Terry Butts spoke on behalf of Judge Riley P. Green Jr.

“He was a good man who loved his family and had everyone’s respect as a judge,” Butts said. “He also had a dry wit; he was a good man that you could talk to. And what I admired most: he had guts.”

Joseph Faulk then followed to honor Butts, a retired justice of the Alabama Supreme Court,

“I’ve known him 54 years,” Faulk said. “We met when we were freshmen, going up against the big city guys. He was a great judge. He served well for 18 years as the 12th Judicial Circuit Judge.”

Circuit Judge Jeff Kelley spoke in honor of Gar McAliley.

“He created huge shoes for us to fill,” Kelley said. “We’ve been represented well throughout this state. He set a high standard for us.”

Assistant District Attorney Jon Folmar said he could talk about any of the judges being honored Friday, but he spoke to celebrate Robert Barr specifically.

“HE once asked me ‘What greater function can you have than to lay down your life and sacrifice for others,” Folmar said. “He could have stayed in private practice and made millions, but he chose public service. He’s still serving the public even upon retirement, as our drug court judge.”

Circuit Judge Henry “Sonny” Reagan spoke on behalf of longtime circuit judge Thomas Head III, whom he replaced in office after Head retired.

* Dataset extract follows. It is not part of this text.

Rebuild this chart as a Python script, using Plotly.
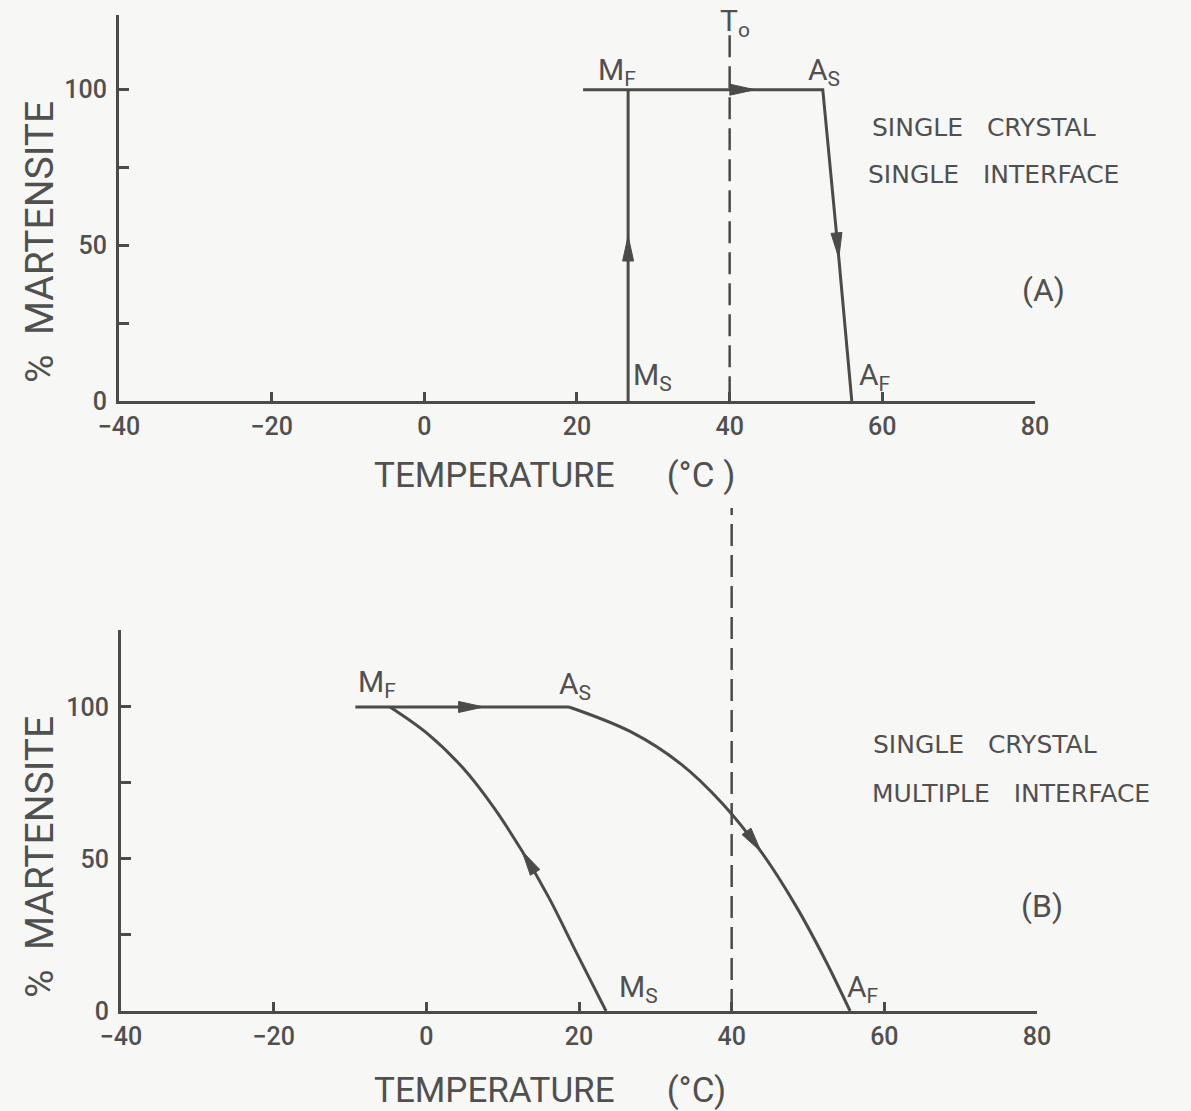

“Before I returned home to this circuit I spent a number of years in Montgomery in a job where I traveled the state appearing before most of the circuit judges in the state,” Reagan said. “Judge Tom Head was and is the epitome of what a circuit judge should be. Shared on several occasion all about people, that they should always come first. HE walked the walk. Always put them first did not fall into trap of becoming more judicially efficient at expense of the people in his court.”

Sheriff Russell Thomas spoke highly of recently retired district judge William “Bill” Hightower, who retired after 42 years of service, the longest-serving district judge in the state.

“Some people referred to him as ‘Highpower,’” Thomas said. “Like all of these judges, he is a man of high distinction and character.”

Hightower said it was an honor to be recognized among such company. “It was a privilege to serve the people of this county,” Hightower said.

Thad Yancey spoke favorably of former probate judge William “Bill” Stone.

“He was one of the most respected public servants we’ve had in Pike County,” Yancey said. “He affected the lives of many of us. He was always very detail-oriented and I appreciate that. He was the guy to go to if you needed something done exactly right.”

Scarbrough said officials are working ona similar ceremony to be held in Coffee County.